◆ **EXERCISE PROMPT**
Quote word for word the lines below, beginning with the first and ending with the one that has "(sysbio) at (918,40)". Drop the pictures.

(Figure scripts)
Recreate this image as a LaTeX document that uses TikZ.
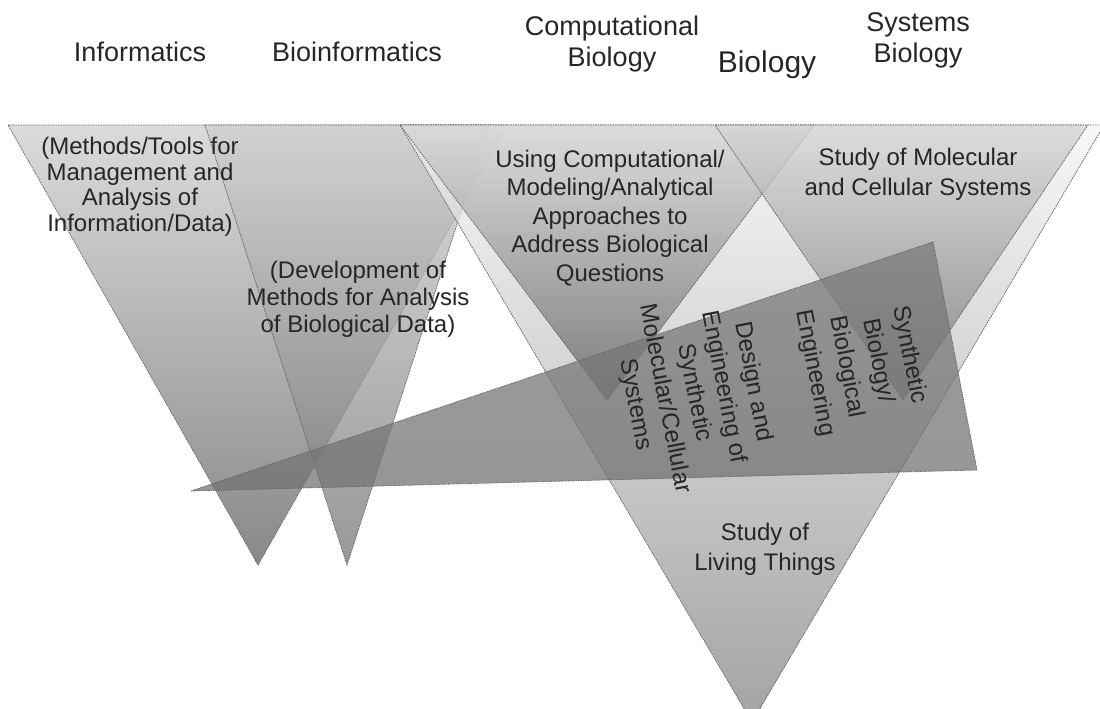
\documentclass[tikz,border=0pt]{standalone}
\usepackage{fontspec}
\setmainfont{Liberation Sans}

\tikzset{
  field/.style={fill opacity=0.75, draw=black!60, dash pattern=on 1.5pt off 1pt, line width=0.8pt},
  lbl/.style={align=center, text=black!85, text opacity=1, font=\fontsize{24}{27}\selectfont},
  head/.style={align=center, text=black!85, font=\fontsize{27}{31}\selectfont},
}

\begin{document}
\begin{tikzpicture}[x=1pt, y=-1pt]
        \useasboundingbox (0,0) rectangle (1100,709);

        % Fields (inverted triangles)
        \begin{scope}
        \clip (0,0) rectangle (1100,709);
        \shade[field, top color=black!19, bottom color=black!62] (8,125) -- (508,125) -- (258,565) -- cycle;
        \shade[field, top color=black!19, bottom color=black!54] (205,125) -- (489,125) -- (347,565) -- cycle;
        \shade[field, top color=black!4, bottom color=black!48] (400,125) -- (1104,125) -- (752,722) -- cycle;
        \shade[field, top color=black!17, bottom color=black!62] (400,125) -- (814,125) -- (607,400) -- cycle;
        \shade[field, top color=black!17, bottom color=black!55] (715,125) -- (1088,125) -- (903,400) -- cycle;

        % Synthetic biology wedge
        \shade[field, top color=black!52, bottom color=black!55] (191,491) -- (933,242) -- (977,470) -- cycle;
        \end{scope}

        % Headings
        \node[head, anchor=base] (inf) at (140,62) {Informatics};
        \node[head, anchor=base] (bioinf) at (357,62) {Bioinformatics};
        \node[head] (compbio) at (612,44) {Computational\\Biology};
        \node[head, anchor=base, font=\fontsize{30}{34}\selectfont] (bio) at (767,72) {Biology};
        \node[head] (sysbio) at (918,40) {Systems\\Biology};

        % Descriptions
        \node[lbl, font=\fontsize{24}{25.5}\selectfont] (infText) at (140,187) {(Methods/Tools for\\Management and\\Analysis of\\Information/Data)};
        \node[lbl] (bioinfText) at (358,299) {(Development of\\Methods for Analysis\\of Biological Data)};
        \node[lbl, font=\fontsize{24}{28.5}\selectfont] (compText) at (610,218) {Using Computational/\\Modeling/Analytical\\Approaches to\\Address Biological\\Questions};
        \node[lbl, font=\fontsize{24}{30}\selectfont] (sysText) at (918,174) {Study of Molecular\\and Cellular Systems};
        \node[lbl, font=\fontsize{24}{30}\selectfont] (bioText) at (765,549) {Study of\\Living Things};

        % Rotated labels in the wedge
        \node[lbl, rotate=-79, font=\fontsize{24}{32}\selectfont] (synText) at (862,364) {Synthetic\\Biology/\\Biological\\Engineering};
        \node[lbl, rotate=-79, font=\fontsize{24}{30}\selectfont] (designText) at (694,393) {Design and\\Engineering of\\Synthetic\\Molecular/Cellular\\Systems};

\end{tikzpicture}
\end{document}
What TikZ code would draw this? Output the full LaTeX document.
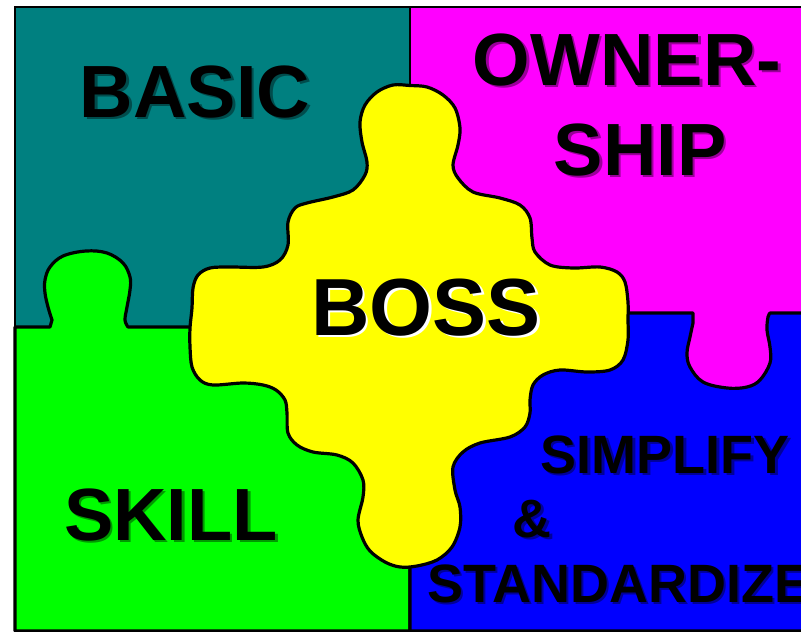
\documentclass[tikz,border=0pt]{standalone}
\usepackage{fontspec}
\setmainfont{Liberation Sans}
\usepackage{xcolor}
\definecolor{basicteal}{HTML}{008080}
\definecolor{ownmagenta}{HTML}{FF00FF}
\definecolor{skillgreen}{HTML}{00FF00}
\definecolor{simpblue}{HTML}{0000FF}
\definecolor{bossyellow}{HTML}{FFFF00}
\tikzset{piece/.style = {draw=black, line width=3.2pt, line join=round}}
\tikzset{word/.style = {font=\fontsize{74}{74}\selectfont\bfseries, inner sep=0pt, anchor=base}}
\tikzset{wordshadow/.style = {word, text=black, text opacity=0.4}}

\begin{document}
\begin{tikzpicture}[x=1pt, y=-1pt]
		\clip (0,0) rectangle (801,632);
		\fill[white] (0,0) rectangle (801,632);
		
		\filldraw[fill=basicteal, line width=2.2pt] (15,7) rectangle (410,327);
		\filldraw[fill=ownmagenta, line width=2.2pt] (410,7) rectangle (820,400);
		\filldraw[fill=skillgreen, piece] (15,327) -- (50,327)
			-- plot[smooth, tension=0.6] coordinates {(52,320) (48,307) (45,293) (45,280) (50,267) (63,256) (86,251) (107,253) (123,263) (130,277) (130,290) (127,307) (125,320) (128,327)}
			-- (410,327) -- (410,631) -- (15,631) -- cycle;
		\filldraw[fill=simpblue, piece] (410,313) -- (693,313)
			-- plot[smooth, tension=0.6] coordinates {(693,323) (690,337) (687,353) (690,367) (703,382) (727,388) (747,387) (760,380) (770,363) (770,347) (767,330) (768,317) (770,313)}
			-- (820,313) -- (820,631) -- (410,631) -- cycle;
		
		\filldraw[fill=bossyellow, piece] plot[smooth cycle, tension=0.55] coordinates {
			(393,85) (410,85.5) (427,87) (443,95) (455,108) (460,128) (458,145) (453,165) (458,178) (473,192) (500,198) (520,205) (530,218) (532,238) (535,252) (550,265) (573,268) (600,267) (617,272) (625,282) (628,302) (628,320) (628,340) (623,360) (610,370) (587,372) (560,370) (543,375) (533,385) (530,400) (530,413) (525,427) (510,437) (480,443) (463,452) (453,467) (455,490) (460,507) (460,527) (452,547) (437,560) (417,566) (400,567) (385,562) (370,551) (362,537) (358,520) (363,497) (363,480) (353,463) (337,455) (313,452) (297,445) (288,433) (287,413) (285,400) (276,390) (263,385) (243,383) (213,385) (200,380) (192,367) (190,347) (190,328) (192,308) (193,288) (198,275) (210,268) (230,267) (263,267) (280,260) (288,245) (288,222) (295,208) (307,203) (333,197) (353,190) (365,175) (367,162) (362,142) (360,122) (365,105) (377,92)};
		
		\node[wordshadow] (basic-sh) at (197.5,119.5) {BASIC};
		\node[word] (basic) at (195,117) {BASIC};
		\node[wordshadow] (owner-sh) at (629.5,87.5) {OWNER-};
		\node[word] (owner) at (627,85) {OWNER-};
		\node[wordshadow] (ship-sh) at (642.5,177.5) {SHIP};
		\node[word] (ship) at (640,175) {SHIP};
		\node[word, font=\fontsize{81}{81}\selectfont\bfseries, text=white] (boss-sh) at (428.5,337.5) {BOSS};
		\node[word, font=\fontsize{81}{81}\selectfont\bfseries] (boss) at (426,335) {BOSS};
		\node[wordshadow] (skill-sh) at (173.5,542.5) {SKILL};
		\node[word] (skill) at (171,540) {SKILL};
		\node[wordshadow, font=\fontsize{54}{54}\selectfont\bfseries] (simplify-sh) at (667.5,475.5) {SIMPLIFY};
		\node[word, font=\fontsize{54}{54}\selectfont\bfseries] (simplify) at (665,473) {SIMPLIFY};
		\node[wordshadow, font=\fontsize{54}{54}\selectfont\bfseries] (and-sh) at (534.5,539.5) {\&};
		\node[word, font=\fontsize{54}{54}\selectfont\bfseries] (and) at (532,537) {\&};
		\node[wordshadow, font=\fontsize{54}{54}\selectfont\bfseries, anchor=base west] (standardize-sh) at (429.5,604.5) {STANDARDIZE};
		\node[word, font=\fontsize{54}{54}\selectfont\bfseries, anchor=base west] (standardize) at (427,602) {STANDARDIZE};
\end{tikzpicture}
\end{document}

◆ **SOLUTION BELOW**
Recreate this image as a LaTeX document that uses TikZ.
\documentclass[tikz,border=0pt]{standalone}
\usepackage{fontspec}
\setmainfont{Liberation Sans}

\tikzset{
  field/.style={fill opacity=0.75, draw=black!60, dash pattern=on 1.5pt off 1pt, line width=0.8pt},
  lbl/.style={align=center, text=black!85, text opacity=1, font=\fontsize{24}{27}\selectfont},
  head/.style={align=center, text=black!85, font=\fontsize{27}{31}\selectfont},
}

\begin{document}
\begin{tikzpicture}[x=1pt, y=-1pt]
        \useasboundingbox (0,0) rectangle (1100,709);

        % Fields (inverted triangles)
        \begin{scope}
        \clip (0,0) rectangle (1100,709);
        \shade[field, top color=black!19, bottom color=black!62] (8,125) -- (508,125) -- (258,565) -- cycle;
        \shade[field, top color=black!19, bottom color=black!54] (205,125) -- (489,125) -- (347,565) -- cycle;
        \shade[field, top color=black!4, bottom color=black!48] (400,125) -- (1104,125) -- (752,722) -- cycle;
        \shade[field, top color=black!17, bottom color=black!62] (400,125) -- (814,125) -- (607,400) -- cycle;
        \shade[field, top color=black!17, bottom color=black!55] (715,125) -- (1088,125) -- (903,400) -- cycle;

        % Synthetic biology wedge
        \shade[field, top color=black!52, bottom color=black!55] (191,491) -- (933,242) -- (977,470) -- cycle;
        \end{scope}

        % Headings
        \node[head, anchor=base] (inf) at (140,62) {Informatics};
        \node[head, anchor=base] (bioinf) at (357,62) {Bioinformatics};
        \node[head] (compbio) at (612,44) {Computational\\Biology};
        \node[head, anchor=base, font=\fontsize{30}{34}\selectfont] (bio) at (767,72) {Biology};
        \node[head] (sysbio) at (918,40) {Systems\\Biology};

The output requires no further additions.